I find myself wondering how various of all of you guys would react to it. Like, there are a bunch of people on my friends' list who are under 20, and I wonder if Elephant Parts would be accessible to y'all.

See, Michael Nesmith is, in no particular order, a Monkee, the guy who invented MTV, a philanthropist, the executive producer of Repo Man, the son of Bettie Nesmith Graham, who invented Liquid Paper . . .

He is, in other words, a truly bizarre, whacko, artistic, creative genius. Funny as hell, too.

But "Elephant Parts" is clearly a product of the Seventies/early Eighties (early enough in the Eighties that they're really still part of the Seventies, if you see what I mean). And I just don't know if some of the things that they do translate. I mean, clearly Nez's rant at the beginning about gas prices doesn't translate, but then, it wasn't really supposed to, so it's not really a loss. But it's a very different culture in general.

I mean, folks who are 20 today probably don't remember a time when drugs were seen as ubiquitous, basically harmless, and really fundamentally not a big deal, not something to get stressed out about. So I don't know if "Elvis Drugs -- The Fun Way For Adults To Get The Drugs They Need" would work. . .

(no subject)

Date: 2003-06-16 04:14 pm (UTC)
From: [identity profile] micheinnz.livejournal.com
I've seen "Elephant Parts". It was on network TV here about 15 years go.

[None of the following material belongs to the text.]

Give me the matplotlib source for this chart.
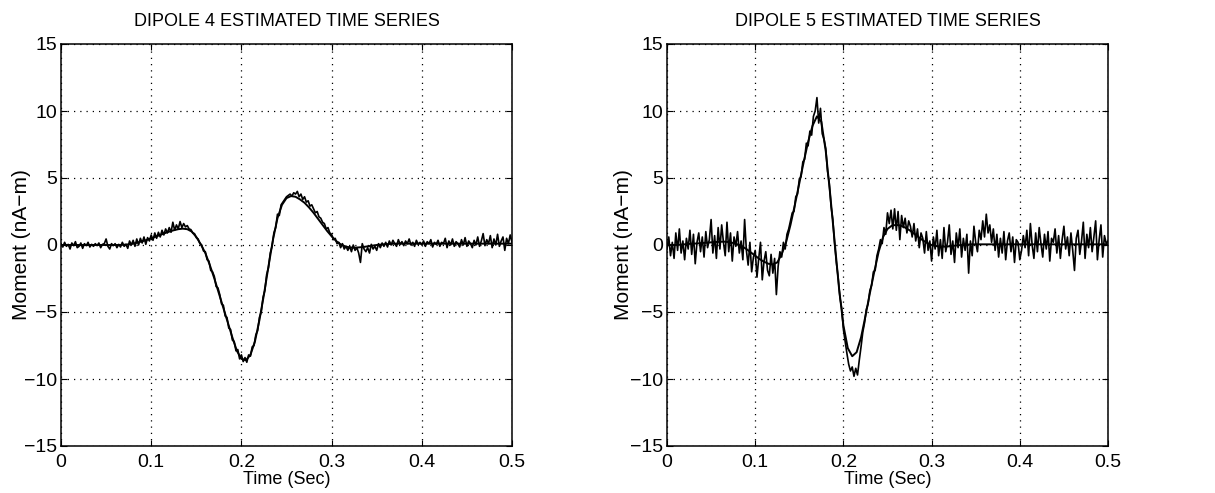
import numpy as np
import matplotlib
matplotlib.use("Agg")
import matplotlib.pyplot as plt

plt.rcParams['font.family'] = ['Liberation Sans', 'DejaVu Sans']

# ---- data ----
# smooth (true) moments, sampled every 5 ms
t_smooth = [i * 0.005 for i in range(101)]
smooth4 = [0, 0, 0, 0, 0, 0, 0, 0, 0, 0, 0, 0, 0, 0, 0.02,
           0.05, 0.1, 0.18, 0.28, 0.38, 0.5, 0.62, 0.75, 0.88, 1.0,
           1.1, 1.18, 1.22, 1.18, 1.0, 0.6, 0.05, -0.6, -1.5, -2.5,
           -3.6, -4.7, -5.8, -6.9, -7.9, -8.5, -8.6, -8.2, -7.2, -5.6,
           -3.7, -1.6, 0.4, 2.0, 3.0, 3.5, 3.65, 3.6, 3.4, 3.15,
           2.8, 2.4, 1.95, 1.5, 1.05, 0.65, 0.3, 0.05, -0.1, -0.18,
           -0.2, -0.18, -0.15, -0.1, -0.05, 0.0, 0.03, 0.06, 0.08, 0.1,
           0.1, 0.1, 0.1, 0.1, 0.1, 0.1, 0.1, 0.1, 0.1, 0.1,
           0.1, 0.1, 0.1, 0.1, 0.1, 0.1, 0.1, 0.1, 0.1, 0.1,
           0.1, 0.1, 0.1, 0.1, 0.1, 0.1]
smooth5 = [0, 0, 0, 0.02, 0.05, 0.08, 0.1, 0.12, 0.15, 0.17,
           0.2, 0.22, 0.24, 0.25, 0.22, 0.15, 0.05, -0.1, -0.3, -0.55,
           -0.8, -1.05, -1.25, -1.4, -1.45, -1.3, -0.7, 0.2, 1.5, 3.0,
           4.6, 6.2, 7.7, 8.9, 9.6, 9.2, 7.0, 3.8, 0.3, -3.2,
           -6.0, -7.7, -8.3, -8.0, -6.9, -5.3, -3.6, -2.0, -0.5, 0.6,
           1.2, 1.45, 1.5, 1.45, 1.3, 1.1, 0.85, 0.6, 0.35, 0.15,
           0.0, -0.08, -0.12, -0.12, -0.1, -0.06, -0.02, 0.0, 0.02, 0.05,
           0.05, 0.05, 0.05, 0.05, 0.05, 0.05, 0.05, 0.05, 0.05, 0.05,
           0.05, 0.05, 0.05, 0.05, 0.05, 0.05, 0.05, 0.05, 0.05, 0.05,
           0.05, 0.05, 0.05, 0.05, 0.05, 0.05, 0.05, 0.05, 0.05, 0.05,
           0.05]

# estimated (noisy) moments, sampled every 2 ms
t_est = [i * 0.002 for i in range(251)]
est4 = [0.1, -0.15, 0.2, -0.1, 0.05, -0.3, 0.15, -0.05, 0.25, -0.2,
        -0.1, 0.15, -0.25, 0.1, -0.05, 0.2, -0.15, 0.05, -0.1, 0.1,
        -0.05, 0.15, -0.2, 0.05, 0.1, 0.45, -0.1, -0.3, 0.1, -0.05,
        0.1, -0.2, 0.05, -0.15, 0.2, -0.1, 0.05, -0.25, 0.3, 0.0,
        0.35, -0.1, 0.45, 0.0, 0.5, 0.15, 0.6, 0.05, 0.55, 0.3,
        0.75, 0.35, 0.9, 0.5, 0.95, 0.6, 1.1, 0.75, 1.2, 0.9,
        1.3, 0.95, 1.7, 1.1, 1.5, 1.2, 1.75, 1.3, 1.6, 1.35,
        1.45, 1.2, 1.15, 0.9, 0.85, 0.55, 0.45, 0.1, 0.0, -0.45,
        -0.5, -1.1, -1.2, -1.9, -2.0, -2.35, -3.1, -3.2, -3.7, -4.4,
        -4.5, -5.3, -5.4, -6.2, -6.3, -7.1, -7.2, -7.9, -7.8, -8.5,
        -8.2, -8.7, -8.4, -8.75, -8.2, -8.3, -7.6, -7.5, -6.7, -6.4,
        -5.4, -5.0, -3.9, -3.4, -2.2, -1.7, -0.6, -0.1, 0.9, 1.3,
        2.3, 2.2, 3.0, 3.2, 3.4, 3.6, 3.7, 3.8, 3.65, 3.9,
        3.8, 4.0, 3.6, 3.8, 3.4, 3.6, 3.2, 3.3, 2.9, 3.0,
        2.7, 2.4, 2.5, 2.1, 2.0, 1.7, 1.6, 1.2, 1.3, 0.9,
        0.8, 0.4, 0.5, 0.1, 0.2, -0.2, 0.1, -0.3, -0.1, -0.4,
        -0.1, -0.5, 0.0, -0.4, -0.2, -0.6, -1.3, 0.1, -0.3, -0.5,
        -0.2, -0.6, 0.05, -0.3, -0.1, -0.4, 0.1, -0.2, 0.15, -0.1,
        0.2, -0.15, 0.3, 0.0, 0.35, 0.1, -0.1, 0.4, 0.05, 0.25,
        -0.05, 0.3, 0.1, 0.45, 0.0, 0.2, -0.1, 0.35, 0.05, 0.2,
        0.0, 0.3, -0.1, 0.25, 0.1, 0.4, -0.15, 0.2, 0.05, 0.35,
        -0.1, 0.2, 0.1, 0.5, -0.2, 0.3, 0.0, 0.45, -0.1, 0.25,
        0.1, -0.15, 0.4, 0.0, 0.55, -0.1, 0.3, 0.1, -0.2, 0.35,
        0.0, 0.6, -0.1, 0.3, 0.85, -0.05, 0.4, 0.1, 0.7, -0.2,
        0.45, 0.0, 0.8, -0.1, 0.3, 0.6, -0.4, 0.5, 0.1, 0.75,
        0.2]
est5 = [-0.3, 0.6, -0.8, 0.2, -1.0, 0.9, -0.4, 1.2, -0.6, 0.3,
        -1.1, 0.5, -0.3, 1.1, -0.7, 0.8, -1.4, 0.2, 0.9, -0.5,
        0.6, -0.9, 1.0, -0.2, 0.4, 1.9, -0.6, 0.7, -1.0, 1.3,
        -0.3, 1.5, 0.2, -0.8, 1.7, -0.5, 0.9, -1.2, 0.6, -0.1,
        1.0, -0.6, 0.3, -1.1, 1.9, -0.4, -1.5, 0.2, -2.0, -0.9,
        -0.4, -2.4, -1.0, 0.2, -2.6, -1.2, -0.5, -1.9, -2.3, -0.7,
        -2.1, -1.0, -3.7, -1.6, -0.5, -0.9, 0.2, -0.3, 0.8, 1.2,
        1.8, 2.4, 2.5, 3.6, 3.8, 4.9, 5.1, 6.2, 6.4, 7.6,
        7.4, 8.5, 8.2, 9.6, 10.0, 11.0, 9.1, 10.2, 8.3, 7.9,
        7.2, 5.5, 4.6, 2.9, 1.9, 0.1, -1.3, -2.4, -3.9, -4.7,
        -6.3, -7.2, -8.1, -8.9, -9.4, -9.1, -9.8, -9.2, -9.7, -8.6,
        -7.6, -6.5, -5.8, -4.8, -4.4, -3.4, -3.0, -2.0, -1.9, -0.8,
        -0.3, 0.4, 0.1, 1.3, 0.8, 2.4, 1.6, 2.6, 1.2, 2.7,
        1.1, 2.5, 0.4, 2.2, 1.3, 2.0, 0.9, 1.8, 1.4, 0.6,
        1.6, 0.3, 1.2, -0.2, 0.9, 0.5, -0.6, 1.0, -0.4, 0.3,
        -1.2, 0.6, -0.3, 1.1, -0.8, 0.4, -1.0, 1.3, -0.5, 0.2,
        1.5, -0.7, 0.3, -1.3, 0.9, -0.2, 1.2, -0.9, 0.5, -0.4,
        0.8, -2.1, 0.3, -0.8, 1.4, 0.2, -0.5, 1.1, 0.4, 1.8,
        0.6, 2.3, 0.9, 1.5, 0.2, 1.2, -0.4, 0.8, -0.9, 0.5,
        -0.6, 1.0, -1.1, 0.3, 0.9, -0.5, 0.6, -1.3, 0.4, 0.2,
        -1.1, -0.4, 0.7, -0.2, 1.1, -0.8, 1.6, 0.0, -1.0, 0.9,
        -0.5, 1.3, 0.1, -0.9, 0.8, -0.3, 1.0, -1.2, 0.5, 0.2,
        1.2, -0.6, 0.7, -1.0, 0.4, 1.4, -0.3, 0.6, -0.8, 0.9,
        -0.4, -1.9, 0.5, 1.1, -0.7, 0.3, 1.7, -1.0, 0.8, -0.2,
        1.3, -0.5, 0.6, 1.8, -1.1, 0.4, 1.5, -0.9, 0.7, 0.1,
        0.3]

titles = ["DIPOLE 4 ESTIMATED TIME SERIES", "DIPOLE 5 ESTIMATED TIME SERIES"]
x_ticks = [0, 0.1, 0.2, 0.3, 0.4, 0.5]
x_tick_labels = ["0", "0.1", "0.2", "0.3", "0.4", "0.5"]
y_ticks = [-15, -10, -5, 0, 5, 10, 15]
y_tick_labels = ["\u221215", "\u221210", "\u22125", "0", "5", "10", "15"]
x_label = "Time (Sec)"
y_label = "Moment (nA\u2212m)"

# ---- figure ----
W, H = 1215, 493
fig = plt.figure(figsize=(W / 100, H / 100), dpi=100)
boxes = [(61, 44, 512, 446), (667, 44, 1108, 446)]
ylabel_x = [31, 633]
series = [(smooth4, est4), (smooth5, est5)]

for (x0, y0, x1, y1), title, (sm, es), lx in zip(boxes, titles, series, ylabel_x):
    ax = fig.add_axes([x0 / W, 1 - y1 / H, (x1 - x0) / W, (y1 - y0) / H])
    ax.plot(t_est, es, color="black", lw=1.2)
    ax.plot(t_smooth, sm, color="black", lw=1.4)
    ax.set_xlim(0, 0.5)
    ax.set_ylim(-15, 15)
    ax.set_xticks(x_ticks)
    ax.set_xticklabels(x_tick_labels)
    ax.set_yticks(y_ticks)
    ax.set_yticklabels(y_tick_labels)
    ax.tick_params(direction="in", top=True, right=True, length=4,
                   labelsize=14, width=0.8)
    ax.tick_params(axis="x", pad=6)
    ax.tick_params(axis="y", pad=3)
    ax.grid(True, color="black", linestyle=(0, (1, 4)), linewidth=0.9)
    for s in ax.spines.values():
        s.set_linewidth(1.1)
    ax.set_xlabel(x_label, fontsize=13, labelpad=0)
    ax.set_ylabel(y_label, fontsize=15)
    ax.yaxis.set_label_coords((lx - x0) / (x1 - x0), 0.5)
    ax.set_title(title, fontsize=13, pad=13)

fig.savefig("out.png", dpi=100)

I really, really liked it, but must admit I don't remember many of the details.

(no subject)

Date: 2003-06-16 04:30 pm (UTC)
From: [personal profile] cheshyre
Actually, the bit which struck me as most dated was the routine mocking the Detroit car companies.
Do consumers today really see that much difference between buying foriegn vs. buying American anymore?

Plate O' Shrimp

Date: 2003-06-16 04:54 pm (UTC)
From: [identity profile] bikergeek.livejournal.com
In the movie Repo Man, in the scene where Otto is first in the repo yard office, the TV is playing a scene from "Elephant Parts". (Michael Nesmith was the executive producer of Repo Man.)

(no subject)

Date: 2003-06-16 05:02 pm (UTC)
From: [identity profile] nolly.livejournal.com
Michael Nesmith also looks a lot like my father, especially when comparing Monkees-era pictures. I have not yet seen Elephant Parts but it's in my Netflix queue.

(no subject)

Date: 2003-06-16 07:14 pm (UTC)
From: [identity profile] jadasc.livejournal.com
Not so much -- especially since the lines are so blurred now that various foreign companies have bought out formerly "American" brands and keep them afloat.

(no subject)

Date: 2003-06-17 08:43 am (UTC)
From: [identity profile] teddywolf.livejournal.com
Hey, d'you like TMNT? When Static Shock is in a rerun (and before that, the previous weekend's new show at 9am) they show the new TMNT - which maps *very* closely to the original comic book. I've been impressed, truthfully.

I'm glad you had a fun weekend. I've been needing to get out and do stuff a bit more than I have, and the above is a reminder of that.

We misseded ya Sunday, BTW.

(no subject)

Date: 2003-06-17 01:00 pm (UTC)
From: [personal profile] cheshyre
FWIW, Peter David is writing the comic adaptation of the new cartoon.